• Many governments have had to make tough decisions to stem the spread of COVID-19.
  • Policies to implement lockdowns were highly effective at saving lives but cost households in terms of financial impact on livelihoods.
  • Three World Bank experts assess the relationship between stringent lockdown measures and loss of income in Latin America and the Caribbean.

Faced with this dilemma, policymakers need to aim for an elusive target that hits just the right middle ground. This involves carefully balancing measures like lockdowns or curfews with support for those suffering the most from stalled economic activity. That support comes in the form of social assistance programs like direct transfers to the most vulnerable and in need.

Finding the right balance will be essential to promoting an inclusive recovery and preventing negative future knock-on effects for the most vulnerable households. That means designing measures to contain the pandemic during times when infection rates are raging so that economic losses are minimized. Importantly, the measures should be complemented with help for firms, especially small and medium-sized ones, when possible. In addition, some businesses could continue operating under clear safety sanitary protocols.

Unenviable trade-off

Our recent note, Lives or Livelihoods? The Cost of Staying Healthy, outlines this trade-off clearly. Data from the initial waves of the pandemic indicate that tough containment strategies definitely help to flatten the curve. As the figure below shows, the tougher the measures, the flatter the infection rate. Lockdowns, travel restrictions, and social distancing clearly saved thousands of lives.

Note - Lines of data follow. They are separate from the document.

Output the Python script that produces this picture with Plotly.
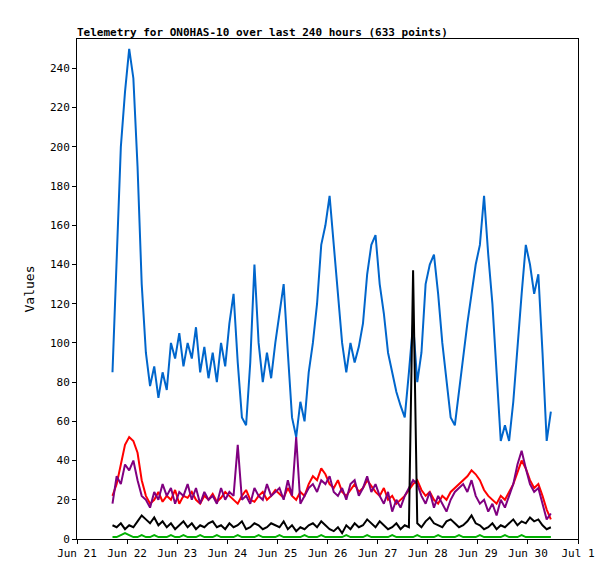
import pandas as pd
import plotly.graph_objects as go

# samples every 2 hours starting Jun 21 17:00
start = pd.Timestamp("2024-06-21 17:00")
step_hours = 2

blue = [85, 140, 200, 228, 250, 235, 190, 130, 95, 78, 88, 72, 85, 76, 100, 92, 105, 88, 100, 92,
        108, 85, 98, 82, 95, 80, 100, 88, 110, 125, 90, 62, 58, 90, 140, 100, 80, 95, 82, 100,
        115, 130, 95, 62, 52, 70, 60, 85, 100, 120, 150, 160, 175, 150, 125, 100, 85, 100, 90, 98,
        110, 135, 150, 155, 130, 115, 95, 85, 75, 68, 62, 85, 110, 80, 95, 130, 140, 145, 125, 100,
        80, 62, 58, 75, 95, 110, 125, 140, 150, 175, 145, 120, 85, 50, 58, 50, 70, 100, 125, 150,
        140, 125, 135, 95, 50, 65]
red = [22, 28, 38, 48, 52, 50, 44, 30, 22, 18, 20, 24, 19, 22, 20, 25, 18, 22, 21, 24,
       20, 18, 22, 20, 23, 19, 21, 24, 22, 20, 18, 22, 25, 20, 19, 22, 24, 20, 22, 25,
       23, 21, 26, 22, 20, 24, 22, 28, 32, 30, 36, 33, 28, 26, 30, 24, 22, 25, 28, 24,
       26, 30, 27, 24, 22, 26, 20, 22, 18, 20, 22, 25, 28, 30, 25, 22, 24, 20, 18, 22,
       20, 24, 26, 28, 30, 32, 35, 33, 30, 25, 22, 20, 18, 22, 20, 24, 28, 34, 40, 36,
       30, 26, 28, 22, 15, 10]
purple = [18, 32, 28, 38, 35, 40, 30, 22, 20, 16, 24, 20, 28, 22, 26, 18, 24, 22, 28, 20,
          26, 18, 24, 20, 22, 18, 26, 20, 24, 22, 48, 20, 22, 18, 26, 22, 20, 28, 22, 24,
          26, 20, 30, 22, 52, 18, 22, 26, 28, 24, 30, 28, 32, 24, 22, 26, 20, 28, 30, 22,
          26, 32, 24, 28, 22, 18, 24, 14, 20, 16, 22, 26, 30, 28, 22, 18, 24, 16, 22, 18,
          14, 20, 24, 26, 28, 24, 30, 22, 18, 20, 14, 18, 12, 20, 16, 22, 28, 38, 45, 36,
          28, 24, 26, 18, 10, 13]
black = [7, 6, 8, 5, 7, 6, 9, 12, 10, 8, 11, 7, 9, 6, 8, 5, 7, 9, 6, 8,
         5, 7, 6, 8, 9, 6, 7, 5, 8, 6, 7, 9, 5, 6, 8, 7, 5, 6, 8, 7,
         6, 9, 5, 7, 4, 6, 5, 7, 8, 6, 9, 7, 5, 4, 6, 3, 7, 5, 8, 6,
         7, 10, 8, 6, 9, 7, 5, 6, 8, 5, 7, 6, 137, 8, 6, 9, 11, 8, 7, 6,
         9, 10, 8, 6, 7, 9, 12, 8, 7, 5, 6, 8, 5, 7, 6, 8, 10, 7, 9, 8,
         11, 9, 10, 7, 5, 6]
green = [1, 1, 2, 3, 2, 1, 1, 2, 1, 1, 2, 1, 1, 1, 2, 1, 1, 2, 1, 1,
         1, 2, 1, 1, 1, 2, 1, 1, 1, 1, 2, 1, 1, 1, 1, 2, 1, 1, 1, 1,
         2, 1, 1, 1, 1, 1, 2, 1, 1, 1, 2, 1, 1, 1, 1, 1, 2, 1, 1, 1,
         1, 2, 1, 1, 1, 1, 1, 2, 1, 1, 1, 1, 1, 2, 1, 1, 1, 1, 2, 1,
         1, 1, 1, 2, 1, 1, 1, 1, 2, 1, 1, 1, 1, 1, 2, 1, 1, 1, 2, 1,
         1, 1, 1, 1, 1, 1]

times = [start + pd.Timedelta(hours=step_hours * i) for i in range(len(blue))]

series = [
    (green, '#00B000'),
    (blue, '#0066CC'),
    (red, '#FF0000'),
    (purple, '#800080'),
    (black, '#000000'),
]

fig = go.Figure()
for vals, col in series:
    fig.add_trace(go.Scatter(x=times, y=vals, mode='lines',
                             line=dict(color=col, width=2), showlegend=False))

mono = "DejaVu Sans Mono"
fig.update_layout(
    width=615, height=579,
    margin=dict(l=69, r=45, t=31, b=48),
    paper_bgcolor='white', plot_bgcolor='white',
    font=dict(family=mono, size=11, color='black'),
    title=dict(text="<b>Telemetry for ON0HAS-10 over last 240 hours (633 points)</b>",
               x=69/615, xanchor='left', y=1 - 24/579, yanchor='middle',
               font=dict(family=mono, size=11)),
    xaxis=dict(type='date', range=["2024-06-21", "2024-07-01"],
               tickvals=pd.date_range("2024-06-21", "2024-07-01", freq="D"),
               tickformat="%b %-d", showgrid=False, zeroline=False,
               showline=True, linecolor='black', mirror=True,
               ticks='outside', ticklen=4, tickcolor='black'),
    yaxis=dict(range=[0, 255], dtick=20, showgrid=False, zeroline=False,
               showline=True, linecolor='black', mirror=True,
               ticks='outside', ticklen=4, tickcolor='black',
               title=dict(text="Values", standoff=12)),
)

fig.write_html("out.html")
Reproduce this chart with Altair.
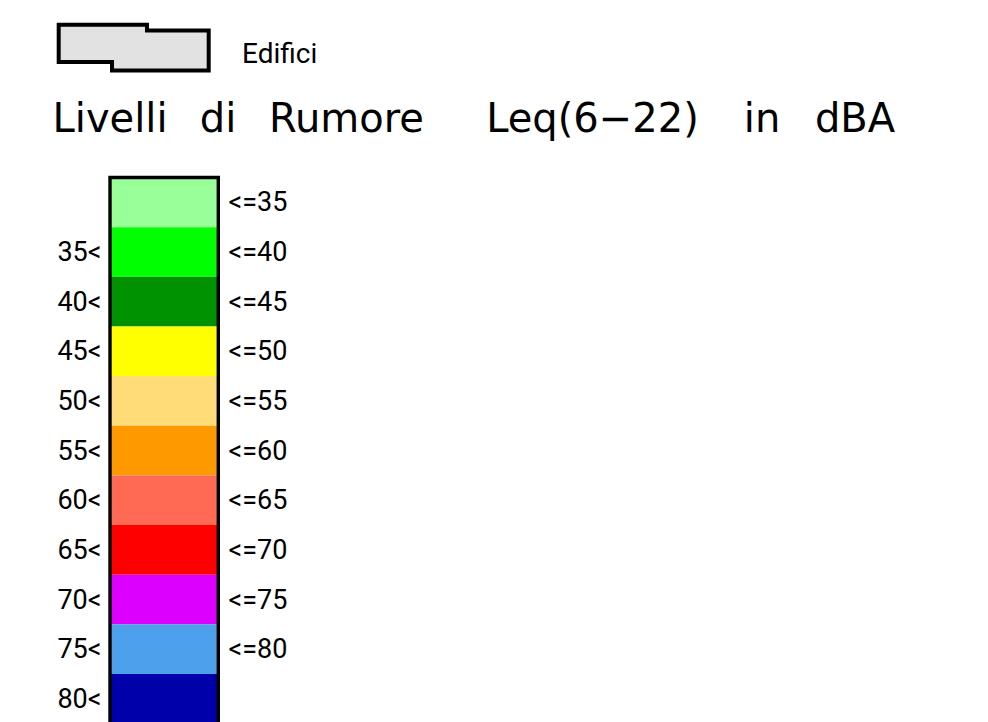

COVID-19 & Stringency in Latin America and the Caribbean: April – September 2020

COVID-19 & Stringency in Latin America and the Caribbean: April – September 2020
Containment strategies have helped to flatten the curve.
Image: WHO, Coronavirus (COVID-19) Dashboard

The study also illustrates the immense cost that such measures have on people’s livelihoods. Data from the LAC High-Frequency Phone Survey shows that around 17% of the region’s workers lost their employment after initial containment measures were introduced back in March 2020. Not surprisingly, more stringent restrictions are associated with higher job losses, as shown in this figure.

Job Loss vs. Stringency in Latin America and the Caribbean (May 2020)

Job Loss vs. Stringency in Latin America and the Caribbean (May 2020)
More stringent restrictions are associated with higher job losses
Image: Job loss data from High-Frequency Phone Surveys (HFPS)

Responses & Repercussions

Restrictions cost jobs in every country in the region, but the impact varied widely. Countries with lower informality levels and better connectivity to internet services adjusted well to teleworking. For example, job losses in Chile—of only 5%—were six times lower than the 30% seen in Colombia and Peru, despite similar lockdown policies.

Employment losses had an immediate and devastating impact on family incomes across the entire region. About two months into the pandemic, when stringency levels were at their highest, 60% to 70% of households registered a decline in total family income. Peru was one of the most affected countries, with eight out of ten households reporting lower total income compared to the beginning of the pandemic.

Most worryingly, employment losses and reduced family incomes translated into increased food insecurity. Honduras had the highest incidence in May 2020, with 53% of households reporting that they ran out of food due to lack of money or resources. This has serious consequences for long-term nutrition and human capital accumulation that may affect future productivity in the region.

Rightly, governments in the region boosted their non-health spending in 2020 to offset this chain of welfare losses, with some level of success. The additional expenditure helped to increase food security among households, but in most cases could not fully compensate the considerable income losses. Still, the results show that these targeted government interventions can indeed soften the impact on the most affected segments of the population.